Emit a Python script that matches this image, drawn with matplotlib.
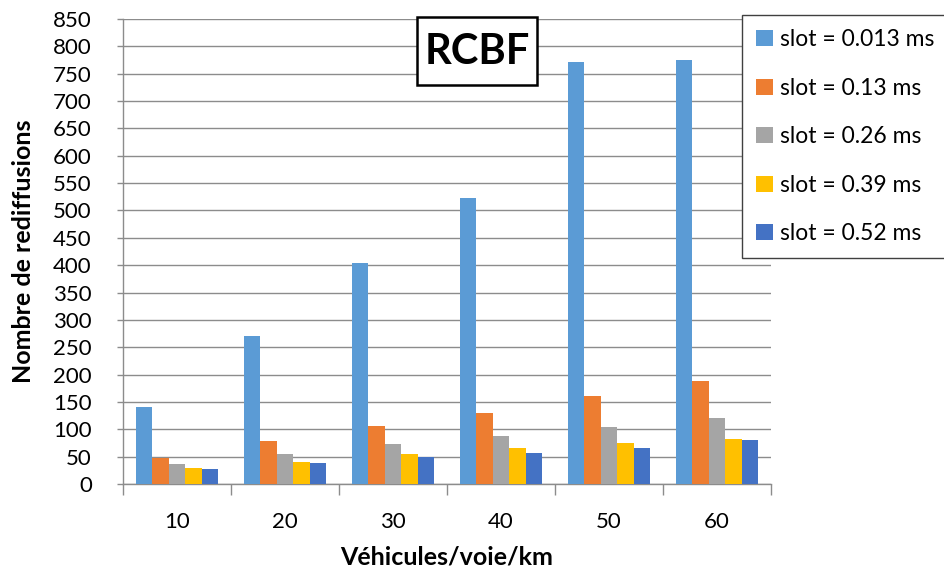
import matplotlib
matplotlib.use("Agg")
import matplotlib.pyplot as plt
from matplotlib.patches import Patch, Rectangle
import numpy as np

plt.rcParams['font.family'] = ['Lato', 'DejaVu Sans']

categories = ["10", "20", "30", "40", "50", "60"]
series_labels = ["slot = 0.013 ms", "slot = 0.13 ms", "slot = 0.26 ms",
                 "slot = 0.39 ms", "slot = 0.52 ms"]
slot_0013 = [141, 270, 404, 522, 771, 775]
slot_013 = [48, 78, 106, 130, 160, 188]
slot_026 = [36, 55, 73, 87, 104, 120]
slot_039 = [29, 41, 54, 66, 75, 82]
slot_052 = [27, 38, 49, 57, 66, 80]
y_ticks = list(range(0, 851, 50))

series = [slot_0013, slot_013, slot_026, slot_039, slot_052]
colors = ["#5B9BD5", "#ED7D31", "#A5A5A5", "#FFC000", "#4472C4"]

W, H = 944, 574
fig = plt.figure(figsize=(W / 100, H / 100), dpi=100)
ax = fig.add_axes([123 / W, 90 / H, (771 - 123) / W, (484 - 19) / H])

x = np.arange(len(categories))
bw = 0.152
offsets = (np.arange(len(series)) - 2) * bw
for vals, off, col, lab in zip(series, offsets, colors, series_labels):
    ax.bar(x + off, vals, width=bw, color=col, label=lab, zorder=3,
           edgecolor='none')

ax.set_xlim(-0.5, len(categories) - 0.5)
ax.set_ylim(0, 850)
ax.set_yticks(y_ticks)
ax.set_yticklabels([str(v) for v in y_ticks], fontsize=16)
ax.yaxis.grid(True, color="#8C8C8C", linewidth=1.0, zorder=0)
ax.set_axisbelow(True)

# category boundaries as major ticks, labels centred on minor ticks
ax.set_xticks(np.arange(-0.5, len(categories), 1.0))
ax.set_xticklabels([])
ax.set_xticks(x, minor=True)
ax.set_xticklabels(categories, minor=True, fontsize=16)
ax.tick_params(axis='x', which='major', length=8, color="#8C8C8C", width=1)
ax.tick_params(axis='x', which='minor', length=0, pad=20)
ax.tick_params(axis='y', length=4.5, color="#8C8C8C", width=1, pad=18)

for s in ['top', 'right']:
    ax.spines[s].set_visible(False)
for s in ['left', 'bottom']:
    ax.spines[s].set_color("#8C8C8C")
    ax.spines[s].set_linewidth(1)

ax.set_ylabel("Nombre de rediffusions", fontsize=18, fontweight='bold', labelpad=13)
ax.set_xlabel("Véhicules/voie/km", fontsize=18, fontweight='bold', labelpad=10)

# boxed title
fig.add_artist(Rectangle((417 / W, 1 - 85 / H), 120 / W, 68 / H,
                         transform=fig.transFigure, facecolor='white',
                         edgecolor='black', linewidth=1.8, zorder=9))
fig.text(477 / W, 1 - 52 / H, "RCBF", fontsize=30, fontweight='bold',
         ha='center', va='center', zorder=10)

handles = [Patch(facecolor=c, edgecolor='none') for c in colors]
leg = fig.legend(handles, series_labels, loc='upper left',
                 bbox_to_anchor=(742 / W, 1 - 15 / H), fontsize=16.5,
                 frameon=True, fancybox=False, shadow=False,
                 handlelength=0.72, handleheight=0.72, handletextpad=0.3,
                 labelspacing=1.2, borderpad=0.62, borderaxespad=0)
leg.get_frame().set_edgecolor("#404040")
leg.get_frame().set_linewidth(1.0)
leg.get_frame().set_alpha(1.0)

fig.savefig("out.png", dpi=100)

==*==

### What to do:
The data above needs to be retyped exactly, with the images left out.

### Task result:
Emit a Python script that matches this image, drawn with matplotlib.
import matplotlib
matplotlib.use("Agg")
import matplotlib.pyplot as plt
from matplotlib.patches import Patch, Rectangle
import numpy as np

plt.rcParams['font.family'] = ['Lato', 'DejaVu Sans']

categories = ["10", "20", "30", "40", "50", "60"]
series_labels = ["slot = 0.013 ms", "slot = 0.13 ms", "slot = 0.26 ms",
                 "slot = 0.39 ms", "slot = 0.52 ms"]
slot_0013 = [141, 270, 404, 522, 771, 775]
slot_013 = [48, 78, 106, 130, 160, 188]
slot_026 = [36, 55, 73, 87, 104, 120]
slot_039 = [29, 41, 54, 66, 75, 82]
slot_052 = [27, 38, 49, 57, 66, 80]
y_ticks = list(range(0, 851, 50))

series = [slot_0013, slot_013, slot_026, slot_039, slot_052]
colors = ["#5B9BD5", "#ED7D31", "#A5A5A5", "#FFC000", "#4472C4"]

W, H = 944, 574
fig = plt.figure(figsize=(W / 100, H / 100), dpi=100)
ax = fig.add_axes([123 / W, 90 / H, (771 - 123) / W, (484 - 19) / H])

x = np.arange(len(categories))
bw = 0.152
offsets = (np.arange(len(series)) - 2) * bw
for vals, off, col, lab in zip(series, offsets, colors, series_labels):
    ax.bar(x + off, vals, width=bw, color=col, label=lab, zorder=3,
           edgecolor='none')

ax.set_xlim(-0.5, len(categories) - 0.5)
ax.set_ylim(0, 850)
ax.set_yticks(y_ticks)
ax.set_yticklabels([str(v) for v in y_ticks], fontsize=16)
ax.yaxis.grid(True, color="#8C8C8C", linewidth=1.0, zorder=0)
ax.set_axisbelow(True)

# category boundaries as major ticks, labels centred on minor ticks
ax.set_xticks(np.arange(-0.5, len(categories), 1.0))
ax.set_xticklabels([])
ax.set_xticks(x, minor=True)
ax.set_xticklabels(categories, minor=True, fontsize=16)
ax.tick_params(axis='x', which='major', length=8, color="#8C8C8C", width=1)
ax.tick_params(axis='x', which='minor', length=0, pad=20)
ax.tick_params(axis='y', length=4.5, color="#8C8C8C", width=1, pad=18)

for s in ['top', 'right']:
    ax.spines[s].set_visible(False)
for s in ['left', 'bottom']:
    ax.spines[s].set_color("#8C8C8C")
    ax.spines[s].set_linewidth(1)

ax.set_ylabel("Nombre de rediffusions", fontsize=18, fontweight='bold', labelpad=13)
ax.set_xlabel("Véhicules/voie/km", fontsize=18, fontweight='bold', labelpad=10)

# boxed title
fig.add_artist(Rectangle((417 / W, 1 - 85 / H), 120 / W, 68 / H,
                         transform=fig.transFigure, facecolor='white',
                         edgecolor='black', linewidth=1.8, zorder=9))
fig.text(477 / W, 1 - 52 / H, "RCBF", fontsize=30, fontweight='bold',
         ha='center', va='center', zorder=10)

handles = [Patch(facecolor=c, edgecolor='none') for c in colors]
leg = fig.legend(handles, series_labels, loc='upper left',
                 bbox_to_anchor=(742 / W, 1 - 15 / H), fontsize=16.5,
                 frameon=True, fancybox=False, shadow=False,
                 handlelength=0.72, handleheight=0.72, handletextpad=0.3,
                 labelspacing=1.2, borderpad=0.62, borderaxespad=0)
leg.get_frame().set_edgecolor("#404040")
leg.get_frame().set_linewidth(1.0)
leg.get_frame().set_alpha(1.0)

fig.savefig("out.png", dpi=100)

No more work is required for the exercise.